Le Français avait ensuite gagné un rang suite à l'abandon de Gerhard Berger (Benetton) sur panne de boîte de vitesse au 10eme tour. Il était passé 9eme en faisant un petit pont à Mika Häkkinen (McLaren) au 16eme tour. L'accrochage entre Heinz-Harald Frentzen (Sauber) et Eddie Irvine (Ferrari) lui avait permis d'être 8eme. Au 25eme tour, Panis avait surpris l'autre Sauber pilotée par Johnny Herbert à l'intérieur de l'épingle du Loews. Il était 7eme de la hiérarchie avant le séchage total de la piste.

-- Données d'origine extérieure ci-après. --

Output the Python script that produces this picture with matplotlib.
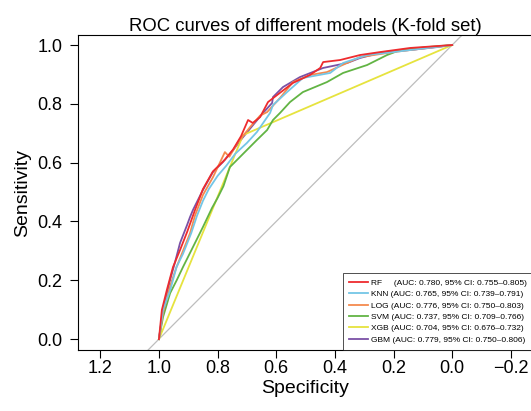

Son écurie Ligier l'arrête au moment idéal et les slicks créent de belles différences

Au moment de la ronde des retours au stand pour ravitailler en carburant et passer aux pneus slick (lisses), Panis avait été le seul à avoir grignoté des places en doublant sur la piste. Déjà du bon boulot. Du bel ouvrage comme allaient produire les mécanos de l'écurie tricolore. Au 30eme tour, quand toutes les monoplaces encore en course se retrouvaient à égalité de pneumatiques sur un tracé de moins en moins humide, Panis avait encore gagné trois positions. La Ligier était 4eme devant David Coulthard (McLaren), Jacques Villeneuve (Williams) et Mika Salo (Tyrrell) ! Panis s'était arrêté au moment idéal et les slicks avaient créé de belles différences.

Derrière Irvine, Panis avait trépigné et réglé l'affaire en trois tours. Pas le choix, il était passé en force à l'épingle du Loews, le seul endroit possible où le pilote Ferrari rentrait large selon le Français. Irvine avait tiré tout droit, Panis était ressorti de l'épingle au contraire du Britannique. Aujourd'hui, Panis aurait probablement été sanctionné sur ce contact qu'il avait provoqué, mais c'était il y a 25 ans avec d'autres règles...

Panis en tête-à-queue mais évite l'accident, la bonne fortune lui sourit !

Panis s'était retrouvé 3eme de la course. Mais très loin derrière Damon Hill (Williams), leader tranquille depuis le feu vert, et Jean Alesi (Benetton), prudent 2eme. Les rebondissements étaient encore à venir. Tandis que le moteur Renault du futur champion du monde britannique avait explosé à la sortie du tunnel, le Français avait dérapé en glissant sur l'huile déversée sur la piste ! Il était parti en tête-à-queue dans l'échappatoire de la chicane du port. Rude coup du sort, pensait-on. Plus de peur que de mal finalement, ouf !

Panis avait relancé sa voiture et la chance lui avait encore souri. Deux fois précisément, rien que ça ! Contraint à l'arrêt forcé, Hill avait donc dû céder. Puis à son tour, Alesi avait abandonné à 16 tours de l'arrivée. « Une fois en tête et après avoir passé les pneus pour le sec, j'avais une trentaine de secondes d'avance et je m'étais mis en rythme de croisière. Mais un élément de suspension a fini par lâcher », se souvenait Alesi dans L'Equipe. Alors en tête, Panis avait géré malgré l'averse qui revenait et Coulthard qui poussait au train. Et la Ligier avait gagné ! Alesi : « Ce jour-là dans ce Grand prix chaotique, incontestablement Olivier a été le meilleur. »

Panne d'essence après le podium

Le pari de partir avec le plein d'essence et de ne faire qu'un seul arrêt avait payé. De justesse. « La course a réglementairement été interrompue après deux heures de temps, trois tours avant la fin prévue, avait rembobiné Panis dans le quotidien sportif. Je n'en aurais jamais bouclé un de plus... Après la cérémonie du podium, les mécaniciens n'ont pas pu relancer le moteur. Panne d'essence ! » Depuis 25 ans, aucun Français n'a fait mieux au volant d'une Formule 1. Ces dernières années, Romain Grosjean a signé dix podiums et Pierre Gasly s'est classé 2eme du GP du Brésil 2019.